The lecture includes references to works of Critical Engineering that seek to find and foreground such technical ‘seams’ alongside topologically descriptive demonstrations of network forensics.

 

Niklas Treutner

Member of Liquid Democracy e.V., Berlin, DE. Niklas Treutner is a member of the Department of Computer Science of the Humboldt University of Berlin. He works on innovative ideas and projects for democratic participation and was involved in enquetebeteiligung.de and offenekommune.de.

// Politics of Code – Code of Politics //
The internet has transformed the possible applications of democratic participation and will allow us to find new ways to discuss and decide on political ideas. New sets of rules shape the discussions – some of them due to technical reasons. What are the implications of these new rules? What are the challenges of current applications and how can we overcome them?

 

Andrew Goffey


Author & Theorist, Nottingham, UK. Andrew Goffey works in the ‘Centre for Critical Theory and Cultural Studies’ in the ‘Department of Culture, Film and Media’ at the University of Nottingham. He is the author, together with Matthew Fuller, of ‘Evil Media’ (MIT, 2012).

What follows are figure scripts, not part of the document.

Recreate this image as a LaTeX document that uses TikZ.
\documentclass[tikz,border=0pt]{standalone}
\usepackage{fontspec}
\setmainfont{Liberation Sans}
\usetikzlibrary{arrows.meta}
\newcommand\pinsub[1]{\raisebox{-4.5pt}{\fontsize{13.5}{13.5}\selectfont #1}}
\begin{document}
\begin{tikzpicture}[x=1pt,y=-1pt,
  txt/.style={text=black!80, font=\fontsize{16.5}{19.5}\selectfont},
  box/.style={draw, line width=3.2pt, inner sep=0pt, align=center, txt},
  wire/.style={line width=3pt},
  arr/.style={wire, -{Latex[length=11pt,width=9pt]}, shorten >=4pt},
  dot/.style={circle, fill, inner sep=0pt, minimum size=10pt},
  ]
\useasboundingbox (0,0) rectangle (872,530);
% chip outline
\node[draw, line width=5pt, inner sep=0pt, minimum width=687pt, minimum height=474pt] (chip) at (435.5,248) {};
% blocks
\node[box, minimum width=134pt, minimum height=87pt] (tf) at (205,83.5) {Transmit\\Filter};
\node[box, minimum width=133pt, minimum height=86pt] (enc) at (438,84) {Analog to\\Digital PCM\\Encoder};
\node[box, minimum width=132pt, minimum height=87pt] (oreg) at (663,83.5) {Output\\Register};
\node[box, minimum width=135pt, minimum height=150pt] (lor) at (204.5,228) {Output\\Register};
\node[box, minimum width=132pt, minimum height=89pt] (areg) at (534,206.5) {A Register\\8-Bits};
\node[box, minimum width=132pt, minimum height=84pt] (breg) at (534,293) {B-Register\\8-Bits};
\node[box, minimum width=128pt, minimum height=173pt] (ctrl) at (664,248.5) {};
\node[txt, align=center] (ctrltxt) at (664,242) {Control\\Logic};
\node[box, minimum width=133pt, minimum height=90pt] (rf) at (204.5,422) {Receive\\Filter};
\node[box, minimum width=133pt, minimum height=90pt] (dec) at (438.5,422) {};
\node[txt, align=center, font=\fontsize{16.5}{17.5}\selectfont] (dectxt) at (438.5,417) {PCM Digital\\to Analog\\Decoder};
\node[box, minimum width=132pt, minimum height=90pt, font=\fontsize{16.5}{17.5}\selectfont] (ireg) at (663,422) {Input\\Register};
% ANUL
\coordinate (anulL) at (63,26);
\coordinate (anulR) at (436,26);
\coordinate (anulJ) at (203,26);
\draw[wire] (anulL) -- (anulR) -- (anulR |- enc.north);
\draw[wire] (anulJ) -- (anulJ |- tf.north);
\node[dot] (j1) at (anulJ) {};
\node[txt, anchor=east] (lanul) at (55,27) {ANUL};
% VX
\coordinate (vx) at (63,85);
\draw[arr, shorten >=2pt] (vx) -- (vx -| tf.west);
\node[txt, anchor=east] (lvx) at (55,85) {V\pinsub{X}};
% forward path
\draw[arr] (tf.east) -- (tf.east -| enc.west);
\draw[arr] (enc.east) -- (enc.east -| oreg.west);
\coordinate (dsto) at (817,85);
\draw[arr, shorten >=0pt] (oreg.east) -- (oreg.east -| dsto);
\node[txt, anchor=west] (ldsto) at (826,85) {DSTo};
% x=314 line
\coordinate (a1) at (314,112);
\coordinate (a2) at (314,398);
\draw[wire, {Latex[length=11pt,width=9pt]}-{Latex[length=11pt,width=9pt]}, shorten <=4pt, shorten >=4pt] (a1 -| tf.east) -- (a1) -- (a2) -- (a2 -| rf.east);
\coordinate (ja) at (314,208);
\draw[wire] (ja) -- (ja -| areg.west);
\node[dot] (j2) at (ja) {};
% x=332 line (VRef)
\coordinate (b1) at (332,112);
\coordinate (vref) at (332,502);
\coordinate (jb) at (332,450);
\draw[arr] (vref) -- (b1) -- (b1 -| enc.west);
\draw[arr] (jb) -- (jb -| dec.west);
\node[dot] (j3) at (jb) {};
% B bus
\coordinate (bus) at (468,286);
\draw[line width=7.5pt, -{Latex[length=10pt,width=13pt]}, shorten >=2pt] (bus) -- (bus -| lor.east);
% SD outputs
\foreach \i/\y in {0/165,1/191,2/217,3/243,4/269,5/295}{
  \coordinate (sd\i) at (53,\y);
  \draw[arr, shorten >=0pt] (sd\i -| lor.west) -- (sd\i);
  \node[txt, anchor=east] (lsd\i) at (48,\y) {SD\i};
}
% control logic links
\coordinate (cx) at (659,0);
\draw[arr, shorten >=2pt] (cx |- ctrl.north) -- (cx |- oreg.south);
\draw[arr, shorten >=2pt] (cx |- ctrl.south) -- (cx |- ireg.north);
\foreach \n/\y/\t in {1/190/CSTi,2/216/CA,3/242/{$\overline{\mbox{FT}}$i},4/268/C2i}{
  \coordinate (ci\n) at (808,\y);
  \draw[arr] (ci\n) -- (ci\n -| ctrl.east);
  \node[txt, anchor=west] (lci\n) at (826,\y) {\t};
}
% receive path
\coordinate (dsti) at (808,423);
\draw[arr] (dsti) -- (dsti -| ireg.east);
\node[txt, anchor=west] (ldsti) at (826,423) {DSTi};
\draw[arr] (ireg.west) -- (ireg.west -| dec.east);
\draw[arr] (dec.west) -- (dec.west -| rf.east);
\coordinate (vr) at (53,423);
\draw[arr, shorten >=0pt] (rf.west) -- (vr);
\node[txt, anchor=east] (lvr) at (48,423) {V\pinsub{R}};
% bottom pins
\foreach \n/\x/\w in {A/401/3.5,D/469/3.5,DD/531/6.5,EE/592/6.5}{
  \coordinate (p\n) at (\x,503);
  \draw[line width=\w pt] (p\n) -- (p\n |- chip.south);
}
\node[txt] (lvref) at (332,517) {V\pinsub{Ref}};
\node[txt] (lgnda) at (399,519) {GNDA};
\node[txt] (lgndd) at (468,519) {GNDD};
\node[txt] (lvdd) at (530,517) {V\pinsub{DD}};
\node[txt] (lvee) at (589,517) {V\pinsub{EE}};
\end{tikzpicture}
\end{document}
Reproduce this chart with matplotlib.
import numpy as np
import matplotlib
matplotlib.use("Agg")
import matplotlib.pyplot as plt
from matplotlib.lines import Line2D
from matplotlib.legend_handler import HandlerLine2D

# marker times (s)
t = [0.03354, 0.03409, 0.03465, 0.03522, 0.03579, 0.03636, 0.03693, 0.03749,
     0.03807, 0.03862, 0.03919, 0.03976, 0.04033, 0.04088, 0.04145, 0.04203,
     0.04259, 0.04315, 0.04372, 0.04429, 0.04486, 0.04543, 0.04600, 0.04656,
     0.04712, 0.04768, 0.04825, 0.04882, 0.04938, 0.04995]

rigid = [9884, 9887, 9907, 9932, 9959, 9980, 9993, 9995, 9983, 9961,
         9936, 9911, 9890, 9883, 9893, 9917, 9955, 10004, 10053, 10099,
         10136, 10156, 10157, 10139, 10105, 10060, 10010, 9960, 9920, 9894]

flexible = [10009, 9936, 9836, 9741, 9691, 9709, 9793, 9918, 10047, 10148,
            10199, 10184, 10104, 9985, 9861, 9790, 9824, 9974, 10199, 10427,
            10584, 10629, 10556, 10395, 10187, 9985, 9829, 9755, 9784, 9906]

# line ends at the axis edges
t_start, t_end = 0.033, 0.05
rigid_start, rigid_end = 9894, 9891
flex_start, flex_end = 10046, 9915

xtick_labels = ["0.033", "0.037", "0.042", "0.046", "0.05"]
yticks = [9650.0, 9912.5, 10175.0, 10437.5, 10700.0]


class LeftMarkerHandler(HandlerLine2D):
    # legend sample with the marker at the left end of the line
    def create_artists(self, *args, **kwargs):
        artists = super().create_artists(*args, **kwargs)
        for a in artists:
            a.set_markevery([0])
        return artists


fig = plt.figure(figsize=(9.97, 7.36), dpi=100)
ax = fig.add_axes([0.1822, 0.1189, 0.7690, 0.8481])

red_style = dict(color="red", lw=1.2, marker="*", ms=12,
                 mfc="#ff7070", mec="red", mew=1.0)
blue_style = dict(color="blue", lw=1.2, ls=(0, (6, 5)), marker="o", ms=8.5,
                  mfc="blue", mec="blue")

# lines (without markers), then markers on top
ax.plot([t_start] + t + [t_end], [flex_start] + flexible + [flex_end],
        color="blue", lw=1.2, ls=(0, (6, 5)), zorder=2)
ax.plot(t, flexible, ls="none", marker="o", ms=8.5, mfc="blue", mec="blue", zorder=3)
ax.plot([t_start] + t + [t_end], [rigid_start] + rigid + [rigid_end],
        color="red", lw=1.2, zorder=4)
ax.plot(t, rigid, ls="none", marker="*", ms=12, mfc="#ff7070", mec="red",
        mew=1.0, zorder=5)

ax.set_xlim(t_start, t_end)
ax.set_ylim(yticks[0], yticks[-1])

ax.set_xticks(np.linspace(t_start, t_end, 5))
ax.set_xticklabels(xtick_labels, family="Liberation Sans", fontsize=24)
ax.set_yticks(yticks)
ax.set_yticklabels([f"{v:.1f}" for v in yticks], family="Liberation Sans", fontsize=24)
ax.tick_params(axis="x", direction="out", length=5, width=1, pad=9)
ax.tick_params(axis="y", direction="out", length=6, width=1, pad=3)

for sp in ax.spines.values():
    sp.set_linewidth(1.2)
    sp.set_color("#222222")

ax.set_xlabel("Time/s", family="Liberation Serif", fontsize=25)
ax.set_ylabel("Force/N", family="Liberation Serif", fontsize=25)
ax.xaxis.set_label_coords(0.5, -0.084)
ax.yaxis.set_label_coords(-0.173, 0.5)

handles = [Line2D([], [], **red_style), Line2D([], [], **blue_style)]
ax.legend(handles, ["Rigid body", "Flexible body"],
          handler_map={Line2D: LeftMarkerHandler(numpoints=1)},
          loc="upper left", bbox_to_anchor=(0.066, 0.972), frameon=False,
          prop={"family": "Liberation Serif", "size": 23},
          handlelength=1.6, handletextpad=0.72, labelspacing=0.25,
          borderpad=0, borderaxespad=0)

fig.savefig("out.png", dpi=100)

//Generativity and the Diagrams of Intelligence//
Mixing philosophy, politics and the study of software, Goffey develops a socially grounded account of the intelligence operative in computational culture. By drawing upon, in equal measure, ideas about the ‘generativity of networked technologies’ (Jonathan Zittrain), ‘semiotic theories of the open work’ (Umberto Eco) and the ‘micropolitics of enunciation’ proposed by Félix Guattari, the lecture moves back and forth between digital technologies and their contexts to explore the ruses of intelligence such as they are – and may be – practised in the 21st century.